2) With respect to paganism, to address the question you raise I need to formulate terms more accurately, but let's see what we can do in a couple of paragraphs. My perspective is that a Jewish approach to paganism is based on Abraham who midrashically destroyed the idols of his father. The revelation at Sinai then introduces a religion that makes a distinct break with pagan worship. This does not mean that there are no similarities between Judaism and paganism. For example, Judaism has a harvest festival as do/did pagans. Ours involves leaving our houses and going to live in Sukkot as a demonstration of our trust in God. It's still a harvest festival but a monotheistic God-centered one. Using Lewis' terms in the Four Loves, I would say the similarity of pagan festivals is nearness by likeness as opposed to nearness by approach - a distinct break between the two is present. Nonetheless, if we would like to call this a "transformation" of the harvest festival I'm OK with that.
My discomfort with Lewis is that TWHF suggests a smooth evolution from paganism rather than a distinct break. I would have assumed Christianity had two breaks: Sinai as a break from paganism, and the resurrection as a break from Judaism, but that doesn't seem to be the way Lewis portrays things.
I'm a little surprised with your characterization as my approach being more Protestant.
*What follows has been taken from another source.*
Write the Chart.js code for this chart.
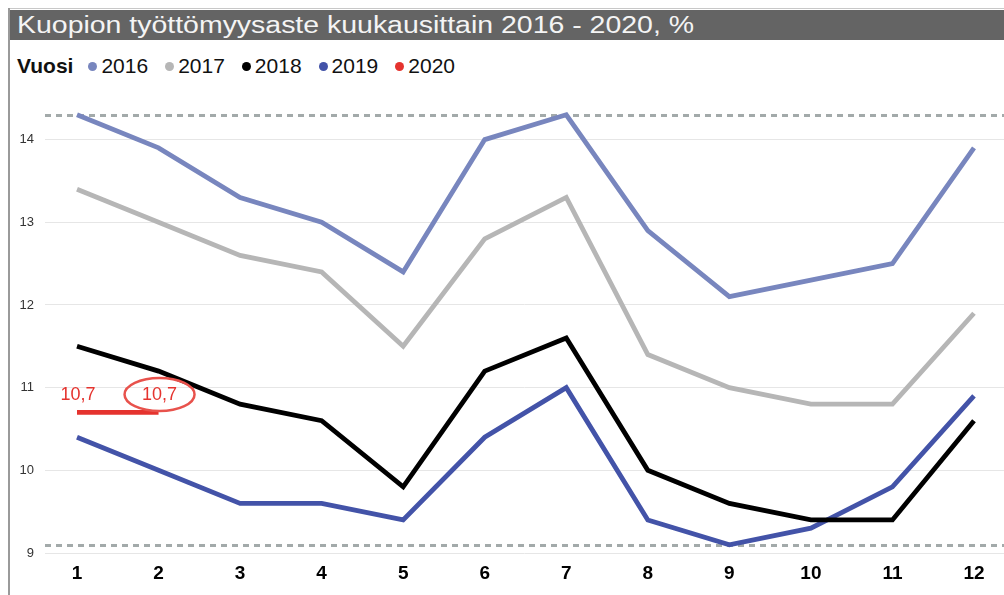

Not that I mind, but it seems to me that ritual is much more prevalent and important in Judaism than in Protestantism and even more than in Catholicism (sacrifices is a topic of wide discussion amongst Jewish thinkers so I'm leaving that out for now). Does that mean it's more akin to "paganism"? I don't think so, but I guess it depends on our definition of paganism.

Thanks again!

Assistant Village Idiot said...

Well said, sir, and thank you for coming by. I did wonder if I had misunderstood you and will think over what you have written. I had not thought of the sharp break/gradualist aspect of TWHF.

As for a Protestant rather than Catholic/Eastern Orthodox approach, I agree that Judaism would be initially thought of as more like the latter with ritual and ceremony. But Western European and especially American Judaism, even including the Orthodox kind, moved in an increasingly reason-based rather than mystery based faith.* There are complications, certainly. It is not merely Enlightenment based, with the Vilna Gaon/Hasidic split, but extends back to the destruction of the Temple and the reinterpretation of what is central after the sacrifices became impossible. But even the Hillel and Shammai counterpoint was in a context still bloody. (And properly so. No disapproval from me on that. Perhaps the bloodiness is overwhelming my impression in this whole discussion.) So yes, even now Orthodoxy is ritual-based. I only contrast it to its own self extending farther and farther back. My complaint with Protestants, though I am one, is that it congratulates itself too much on reason - snarky aside, I think Reform Judaism does much the same - which is only one side of the faith coin. We need more bloodiness, frankly.

I recommend to you a piece I wrote years ago about an old Romanian in Beius encountering the idea of where the Jews went, when I spoke to him after the Iron Curtain fell. A Different Holocaust Up Close: https://assistantvillageidiot.blogspot.com/2005/11/different-holocaust-up-close.html

*In Will Herberg's classic Protestant, Catholic, Jew (which only a dissident Reform Jew could have even conceived of writing), he notes that services in American synagogues and American Catholic churches resemble American mainline Protestant services more than their European counterparts. Those were Conservative and Reform services, certainly, but my limited experience suggests that New York Orthodoxy, Satmar or not, has more of Brooklyn than Minsk in it.